7. Nesse tempo me deram as Confissões, de Santo Agostinho. Parece que o Senhor o ordenou porque eu nunca as procurei nem nunca as tinha visto. Eu sou muito afeiçoada a Santo Agostinho, porque o mosteiro em que estive como secular era da sua ordem. E também por ter sido pecador, pois nos santos que depois de sê-lo o Senhor fez voltar a si eu achava muito consolo, parecendo-me que neles eu haveria de encontrar ajuda. E eu, da maneira como os havia o Senhor perdoado, poderia fazer a mim. Só uma coisa me desconsolava, como disse, pois a eles o Senhor chamou uma só vez e não tornaram a cair, e comigo eram já tantas que me desanimava. Mas, considerando o amor que tinha por mim, voltava a me animar, pois nunca duvidei de sua misericórdia. De mim, duvidei muitas vezes.

Oh, valha-me Deus, como me espanta a dureza que teve minha alma tendo tantas ajudas de Deus! Faz-me ficar temerosa o pouco que conseguia comigo e quão amarrada me via para não me decidir a dar-me toda a Deus.

8. Quando comecei a ler as Confissões, parecia que me via ali. Comecei a encomendar-me muito a esse glorioso santo. Quando cheguei à sua conversão e li como ouviu aquela voz no Horto, parecia-me que o Senhor a havia dado a mim. Era o que sentia no coração. Fiquei muito tempo de um jeito que me desfazia em lágrimas comigo mesma em grande aflição e desânimo.

Oh, como sofre uma alma, valha-me Deus, por perder a liberdade que devia ter de ser senhora, e quantos tormentos padece! Eu me admiro agora de como podia viver em tanto tormento. Seja louvado Deus que me deu vida para sair de morte tão mortal!
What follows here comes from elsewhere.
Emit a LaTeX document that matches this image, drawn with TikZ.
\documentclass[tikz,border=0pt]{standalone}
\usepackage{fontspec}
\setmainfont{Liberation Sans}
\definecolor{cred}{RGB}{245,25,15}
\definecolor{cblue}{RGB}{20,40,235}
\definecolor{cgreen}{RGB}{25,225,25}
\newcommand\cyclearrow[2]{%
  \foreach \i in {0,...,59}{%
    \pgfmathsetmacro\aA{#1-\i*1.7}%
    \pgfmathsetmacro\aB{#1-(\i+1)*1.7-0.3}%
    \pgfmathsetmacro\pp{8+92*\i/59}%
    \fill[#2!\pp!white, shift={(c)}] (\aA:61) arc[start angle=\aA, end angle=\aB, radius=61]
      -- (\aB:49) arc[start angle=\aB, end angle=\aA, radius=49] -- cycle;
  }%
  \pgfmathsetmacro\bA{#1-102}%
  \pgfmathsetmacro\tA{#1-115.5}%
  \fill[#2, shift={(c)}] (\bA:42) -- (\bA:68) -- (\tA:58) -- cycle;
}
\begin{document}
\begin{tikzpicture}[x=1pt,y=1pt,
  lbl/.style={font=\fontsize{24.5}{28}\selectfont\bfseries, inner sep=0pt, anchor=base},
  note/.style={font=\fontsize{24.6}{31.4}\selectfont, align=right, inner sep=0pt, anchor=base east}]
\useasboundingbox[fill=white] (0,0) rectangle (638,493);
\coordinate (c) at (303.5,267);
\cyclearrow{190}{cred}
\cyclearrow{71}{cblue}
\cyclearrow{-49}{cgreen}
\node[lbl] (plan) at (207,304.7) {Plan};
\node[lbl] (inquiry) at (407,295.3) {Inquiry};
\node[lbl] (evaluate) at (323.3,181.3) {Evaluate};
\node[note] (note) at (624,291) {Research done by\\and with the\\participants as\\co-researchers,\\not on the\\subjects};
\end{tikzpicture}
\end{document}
9. Parece-me que ganhou grandes forças minha alma, da Divina Majestade, e que devia ouvir meus clamores e ter pena de tantas lágrimas. Começou a crescer em mim o apego a ficar mais tempo com Ele e tirar os olhos das ocasiões de pecado, porque, deixadas estas, logo voltava a amar Sua Majestade, pois bem entendia eu — no meu parecer — que o amava, mas não entendia em que consiste o amar de verdade a Deus como haveria de entender. Não me parece que eu conseguia me dispor a querer servi-lo quando Sua Majestade começava a voltar a presentear. Parece que aquilo que os outros procuram com grande trabalho adquirir, insistia o Senhor comigo para que eu quisesse receber. Pois era já nesses últimos anos dar-me prazeres e presentes. Suplicar eu que me os desse, ou ternura na piedade, jamais me atrevi a isso. Só pedia que me desse a graça para não o ofender e me perdoasse os grandes pecados. Como eu os via tão grandes, mesmo desejar presentes e prazeres nunca, conscientemente, ousava. Muito, me parece, fazia sua piedade e com verdade tinha muita misericórdia comigo em consentir-me estar diante dele e trazer-me à sua presença, pois via eu que, se ele não procurasse tanto, eu não viria.
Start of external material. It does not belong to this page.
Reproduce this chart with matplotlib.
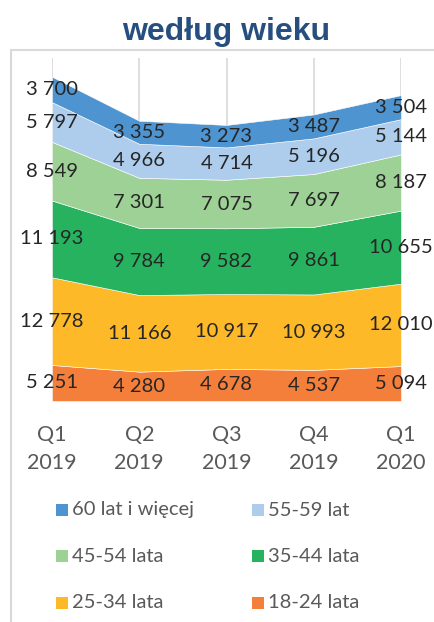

Só uma vez na minha vida me lembro de pedir-lhe um gosto, estando com muita secura. E assim que percebi o que fazia fiquei tão confusa que o próprio desânimo de me ver tão pouco humilde me deu o que havia me atrevido a pedir. Eu bem sabia que era lícito pedir, mas parecia-me que isso era para os que estão preparados depois de ter procurado o que é a verdadeira devoção com todas as suas forças, que é: não ofender a Deus e estar dispostos e determinados a todo o bem. Parecia-me que aquelas minhas lágrimas eram coisas de mulher e sem força, pois não alcançava com elas o que desejava.
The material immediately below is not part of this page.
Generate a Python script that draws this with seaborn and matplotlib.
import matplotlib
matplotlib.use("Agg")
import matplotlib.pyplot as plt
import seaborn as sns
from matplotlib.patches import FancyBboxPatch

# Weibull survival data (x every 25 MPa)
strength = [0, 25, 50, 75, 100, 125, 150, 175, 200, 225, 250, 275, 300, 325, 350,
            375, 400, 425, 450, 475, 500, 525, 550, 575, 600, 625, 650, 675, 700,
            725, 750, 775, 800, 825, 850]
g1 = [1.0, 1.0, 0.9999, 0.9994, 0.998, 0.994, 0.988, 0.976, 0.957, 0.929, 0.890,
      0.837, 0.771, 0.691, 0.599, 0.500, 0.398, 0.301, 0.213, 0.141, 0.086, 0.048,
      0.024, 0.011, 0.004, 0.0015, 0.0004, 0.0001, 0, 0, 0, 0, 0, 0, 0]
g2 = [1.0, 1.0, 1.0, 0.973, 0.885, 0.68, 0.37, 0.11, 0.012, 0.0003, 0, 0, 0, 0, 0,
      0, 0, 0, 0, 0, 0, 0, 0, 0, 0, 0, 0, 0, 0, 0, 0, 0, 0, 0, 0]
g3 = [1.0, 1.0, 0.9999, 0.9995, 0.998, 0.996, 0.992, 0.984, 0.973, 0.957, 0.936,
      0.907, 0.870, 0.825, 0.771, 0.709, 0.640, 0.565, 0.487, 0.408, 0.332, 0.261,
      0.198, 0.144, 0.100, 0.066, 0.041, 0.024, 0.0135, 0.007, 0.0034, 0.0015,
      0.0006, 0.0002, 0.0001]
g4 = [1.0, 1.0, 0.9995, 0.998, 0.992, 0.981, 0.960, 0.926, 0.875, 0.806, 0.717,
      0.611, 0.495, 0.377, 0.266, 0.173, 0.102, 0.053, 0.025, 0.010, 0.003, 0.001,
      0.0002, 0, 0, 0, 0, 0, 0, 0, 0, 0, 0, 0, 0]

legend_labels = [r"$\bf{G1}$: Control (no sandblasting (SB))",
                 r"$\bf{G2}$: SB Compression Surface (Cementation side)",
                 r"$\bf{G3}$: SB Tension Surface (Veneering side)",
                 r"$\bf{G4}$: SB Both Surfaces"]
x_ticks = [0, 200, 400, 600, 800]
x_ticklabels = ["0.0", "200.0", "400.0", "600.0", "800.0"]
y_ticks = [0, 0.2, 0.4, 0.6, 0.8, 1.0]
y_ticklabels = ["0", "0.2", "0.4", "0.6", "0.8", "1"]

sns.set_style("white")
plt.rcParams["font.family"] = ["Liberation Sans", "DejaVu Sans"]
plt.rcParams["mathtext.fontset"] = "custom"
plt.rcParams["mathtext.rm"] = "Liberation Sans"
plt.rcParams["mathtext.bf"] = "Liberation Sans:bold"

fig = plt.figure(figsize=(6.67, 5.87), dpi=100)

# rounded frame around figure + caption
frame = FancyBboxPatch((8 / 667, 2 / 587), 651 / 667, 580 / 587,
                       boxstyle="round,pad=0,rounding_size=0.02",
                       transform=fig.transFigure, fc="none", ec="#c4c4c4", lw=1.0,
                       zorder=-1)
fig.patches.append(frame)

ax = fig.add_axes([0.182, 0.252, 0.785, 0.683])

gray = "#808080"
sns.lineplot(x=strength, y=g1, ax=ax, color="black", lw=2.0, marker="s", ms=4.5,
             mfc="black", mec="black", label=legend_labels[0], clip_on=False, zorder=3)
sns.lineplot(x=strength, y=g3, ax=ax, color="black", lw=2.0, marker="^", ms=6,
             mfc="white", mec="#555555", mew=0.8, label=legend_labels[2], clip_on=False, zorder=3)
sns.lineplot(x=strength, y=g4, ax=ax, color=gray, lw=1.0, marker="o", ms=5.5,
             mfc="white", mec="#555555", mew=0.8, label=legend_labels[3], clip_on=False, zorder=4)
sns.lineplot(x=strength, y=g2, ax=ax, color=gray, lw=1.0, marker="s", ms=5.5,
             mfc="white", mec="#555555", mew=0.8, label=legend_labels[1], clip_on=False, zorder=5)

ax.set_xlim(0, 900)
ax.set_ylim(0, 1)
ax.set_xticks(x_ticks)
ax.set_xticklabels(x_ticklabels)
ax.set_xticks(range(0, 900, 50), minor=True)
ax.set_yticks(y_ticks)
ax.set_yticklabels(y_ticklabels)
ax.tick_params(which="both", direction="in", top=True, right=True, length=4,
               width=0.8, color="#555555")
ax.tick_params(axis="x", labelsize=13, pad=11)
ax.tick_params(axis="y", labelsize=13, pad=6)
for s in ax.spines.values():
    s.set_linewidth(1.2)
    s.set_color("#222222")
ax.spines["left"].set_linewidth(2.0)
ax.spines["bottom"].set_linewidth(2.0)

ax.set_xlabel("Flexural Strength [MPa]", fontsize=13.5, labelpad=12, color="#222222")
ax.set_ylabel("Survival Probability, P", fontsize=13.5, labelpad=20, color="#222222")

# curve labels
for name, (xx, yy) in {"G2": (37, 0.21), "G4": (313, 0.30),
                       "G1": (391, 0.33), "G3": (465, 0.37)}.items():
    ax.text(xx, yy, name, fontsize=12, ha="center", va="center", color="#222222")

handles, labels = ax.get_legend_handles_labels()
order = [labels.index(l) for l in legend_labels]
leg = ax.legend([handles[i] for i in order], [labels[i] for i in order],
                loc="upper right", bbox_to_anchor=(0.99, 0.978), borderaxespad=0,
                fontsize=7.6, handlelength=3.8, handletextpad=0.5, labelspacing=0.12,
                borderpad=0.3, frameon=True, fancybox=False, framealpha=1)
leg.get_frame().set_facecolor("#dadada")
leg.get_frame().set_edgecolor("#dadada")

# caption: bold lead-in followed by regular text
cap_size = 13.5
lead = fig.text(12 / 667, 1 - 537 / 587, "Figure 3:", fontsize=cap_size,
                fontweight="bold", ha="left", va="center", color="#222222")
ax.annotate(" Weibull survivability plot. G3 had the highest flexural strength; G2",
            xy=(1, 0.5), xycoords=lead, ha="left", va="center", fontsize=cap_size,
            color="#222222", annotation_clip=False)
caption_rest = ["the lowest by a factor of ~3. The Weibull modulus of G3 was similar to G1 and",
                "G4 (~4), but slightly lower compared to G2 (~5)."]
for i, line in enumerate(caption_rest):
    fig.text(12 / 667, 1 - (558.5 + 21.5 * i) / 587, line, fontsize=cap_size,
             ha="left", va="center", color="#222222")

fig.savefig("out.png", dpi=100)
Apesar de tudo, creio que me valeram. Porque, como ia dizendo, em especial nessas duas vezes de tão grande compunção delas e desânimo do meu coração, comecei mais a dar-me à oração e a viver menos em coisas que me prejudicassem, ainda que não as deixasse de todo. Mas, como disse, foi me ajudando Deus a desviar-me. Como Sua Majestade não estava esperando em mim senão alguma condição, foram crescendo as dádivas espirituais da maneira que direi. Coisa não usada dá-las o Senhor a não ser aos que têm mais limpeza de consciência.